DATASET SECTION =>
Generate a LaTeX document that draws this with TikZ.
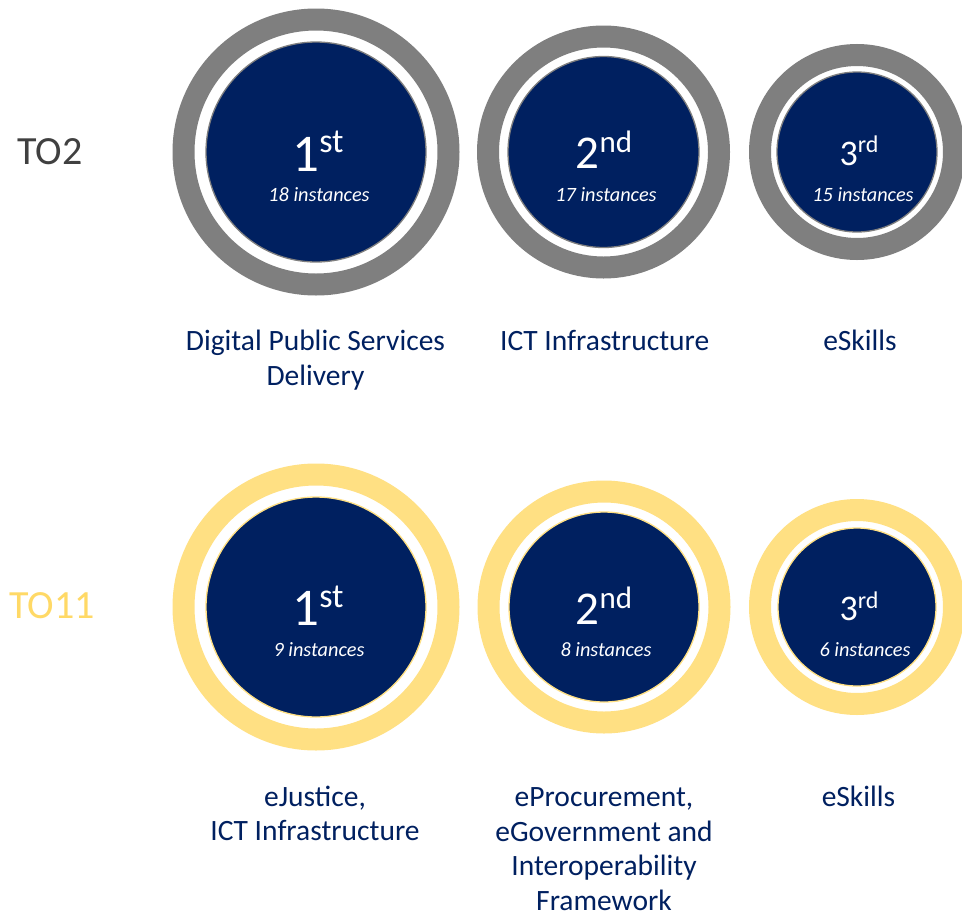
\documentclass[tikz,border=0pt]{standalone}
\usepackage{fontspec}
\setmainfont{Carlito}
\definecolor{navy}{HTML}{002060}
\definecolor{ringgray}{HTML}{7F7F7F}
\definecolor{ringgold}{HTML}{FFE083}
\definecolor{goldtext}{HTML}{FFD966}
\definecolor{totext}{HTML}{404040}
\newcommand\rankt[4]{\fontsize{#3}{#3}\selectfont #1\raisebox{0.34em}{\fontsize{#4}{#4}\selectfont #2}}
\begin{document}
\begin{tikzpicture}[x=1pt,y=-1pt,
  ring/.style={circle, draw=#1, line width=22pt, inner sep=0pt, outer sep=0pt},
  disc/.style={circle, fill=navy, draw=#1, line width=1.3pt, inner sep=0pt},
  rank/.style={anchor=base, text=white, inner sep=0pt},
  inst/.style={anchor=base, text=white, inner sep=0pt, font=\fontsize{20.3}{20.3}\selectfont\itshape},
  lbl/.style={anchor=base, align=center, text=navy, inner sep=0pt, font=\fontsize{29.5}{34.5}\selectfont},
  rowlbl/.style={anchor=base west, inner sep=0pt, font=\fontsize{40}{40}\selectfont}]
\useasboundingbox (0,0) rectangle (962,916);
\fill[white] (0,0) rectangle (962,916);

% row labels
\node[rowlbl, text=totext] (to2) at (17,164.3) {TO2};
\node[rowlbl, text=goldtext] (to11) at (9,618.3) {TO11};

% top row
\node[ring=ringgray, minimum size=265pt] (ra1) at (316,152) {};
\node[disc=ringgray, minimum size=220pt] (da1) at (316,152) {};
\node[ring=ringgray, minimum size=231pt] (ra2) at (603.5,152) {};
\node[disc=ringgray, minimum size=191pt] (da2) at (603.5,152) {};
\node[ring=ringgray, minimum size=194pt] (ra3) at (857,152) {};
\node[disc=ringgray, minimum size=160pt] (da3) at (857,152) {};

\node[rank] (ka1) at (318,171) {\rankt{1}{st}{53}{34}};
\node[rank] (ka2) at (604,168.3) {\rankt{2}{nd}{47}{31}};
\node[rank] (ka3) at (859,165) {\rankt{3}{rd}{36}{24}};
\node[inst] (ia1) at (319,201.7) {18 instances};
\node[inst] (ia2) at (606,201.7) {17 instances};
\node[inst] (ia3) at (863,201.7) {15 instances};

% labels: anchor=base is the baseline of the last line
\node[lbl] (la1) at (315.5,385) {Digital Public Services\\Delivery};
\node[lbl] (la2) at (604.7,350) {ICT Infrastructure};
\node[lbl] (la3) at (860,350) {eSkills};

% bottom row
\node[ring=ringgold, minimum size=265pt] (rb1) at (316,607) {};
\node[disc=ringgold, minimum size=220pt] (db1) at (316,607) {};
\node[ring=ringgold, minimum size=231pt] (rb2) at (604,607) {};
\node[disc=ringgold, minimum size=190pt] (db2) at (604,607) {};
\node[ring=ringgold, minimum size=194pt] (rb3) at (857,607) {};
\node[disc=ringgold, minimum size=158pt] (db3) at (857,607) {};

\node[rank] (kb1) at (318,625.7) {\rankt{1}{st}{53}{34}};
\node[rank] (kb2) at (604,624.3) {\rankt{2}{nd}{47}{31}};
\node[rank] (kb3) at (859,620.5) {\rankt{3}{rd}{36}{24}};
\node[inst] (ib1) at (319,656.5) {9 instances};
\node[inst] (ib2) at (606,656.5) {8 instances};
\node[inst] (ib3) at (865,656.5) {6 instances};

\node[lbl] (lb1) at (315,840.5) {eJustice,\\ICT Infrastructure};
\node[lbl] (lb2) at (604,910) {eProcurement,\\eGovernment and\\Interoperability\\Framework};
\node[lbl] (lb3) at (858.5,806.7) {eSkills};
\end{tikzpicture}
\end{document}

PROBLEM STATEMENT => Output a faithful copy of the data, with each picture left out.

WRITTEN RESPONSE =>
Generate a LaTeX document that draws this with TikZ.
\documentclass[tikz,border=0pt]{standalone}
\usepackage{fontspec}
\setmainfont{Carlito}
\definecolor{navy}{HTML}{002060}
\definecolor{ringgray}{HTML}{7F7F7F}
\definecolor{ringgold}{HTML}{FFE083}
\definecolor{goldtext}{HTML}{FFD966}
\definecolor{totext}{HTML}{404040}
\newcommand\rankt[4]{\fontsize{#3}{#3}\selectfont #1\raisebox{0.34em}{\fontsize{#4}{#4}\selectfont #2}}
\begin{document}
\begin{tikzpicture}[x=1pt,y=-1pt,
  ring/.style={circle, draw=#1, line width=22pt, inner sep=0pt, outer sep=0pt},
  disc/.style={circle, fill=navy, draw=#1, line width=1.3pt, inner sep=0pt},
  rank/.style={anchor=base, text=white, inner sep=0pt},
  inst/.style={anchor=base, text=white, inner sep=0pt, font=\fontsize{20.3}{20.3}\selectfont\itshape},
  lbl/.style={anchor=base, align=center, text=navy, inner sep=0pt, font=\fontsize{29.5}{34.5}\selectfont},
  rowlbl/.style={anchor=base west, inner sep=0pt, font=\fontsize{40}{40}\selectfont}]
\useasboundingbox (0,0) rectangle (962,916);
\fill[white] (0,0) rectangle (962,916);

% row labels
\node[rowlbl, text=totext] (to2) at (17,164.3) {TO2};
\node[rowlbl, text=goldtext] (to11) at (9,618.3) {TO11};

% top row
\node[ring=ringgray, minimum size=265pt] (ra1) at (316,152) {};
\node[disc=ringgray, minimum size=220pt] (da1) at (316,152) {};
\node[ring=ringgray, minimum size=231pt] (ra2) at (603.5,152) {};
\node[disc=ringgray, minimum size=191pt] (da2) at (603.5,152) {};
\node[ring=ringgray, minimum size=194pt] (ra3) at (857,152) {};
\node[disc=ringgray, minimum size=160pt] (da3) at (857,152) {};

\node[rank] (ka1) at (318,171) {\rankt{1}{st}{53}{34}};
\node[rank] (ka2) at (604,168.3) {\rankt{2}{nd}{47}{31}};
\node[rank] (ka3) at (859,165) {\rankt{3}{rd}{36}{24}};
\node[inst] (ia1) at (319,201.7) {18 instances};
\node[inst] (ia2) at (606,201.7) {17 instances};
\node[inst] (ia3) at (863,201.7) {15 instances};

% labels: anchor=base is the baseline of the last line
\node[lbl] (la1) at (315.5,385) {Digital Public Services\\Delivery};
\node[lbl] (la2) at (604.7,350) {ICT Infrastructure};
\node[lbl] (la3) at (860,350) {eSkills};

% bottom row
\node[ring=ringgold, minimum size=265pt] (rb1) at (316,607) {};
\node[disc=ringgold, minimum size=220pt] (db1) at (316,607) {};
\node[ring=ringgold, minimum size=231pt] (rb2) at (604,607) {};
\node[disc=ringgold, minimum size=190pt] (db2) at (604,607) {};
\node[ring=ringgold, minimum size=194pt] (rb3) at (857,607) {};
\node[disc=ringgold, minimum size=158pt] (db3) at (857,607) {};

\node[rank] (kb1) at (318,625.7) {\rankt{1}{st}{53}{34}};
\node[rank] (kb2) at (604,624.3) {\rankt{2}{nd}{47}{31}};
\node[rank] (kb3) at (859,620.5) {\rankt{3}{rd}{36}{24}};
\node[inst] (ib1) at (319,656.5) {9 instances};
\node[inst] (ib2) at (606,656.5) {8 instances};
\node[inst] (ib3) at (865,656.5) {6 instances};

\node[lbl] (lb1) at (315,840.5) {eJustice,\\ICT Infrastructure};
\node[lbl] (lb2) at (604,910) {eProcurement,\\eGovernment and\\Interoperability\\Framework};
\node[lbl] (lb3) at (858.5,806.7) {eSkills};
\end{tikzpicture}
\end{document}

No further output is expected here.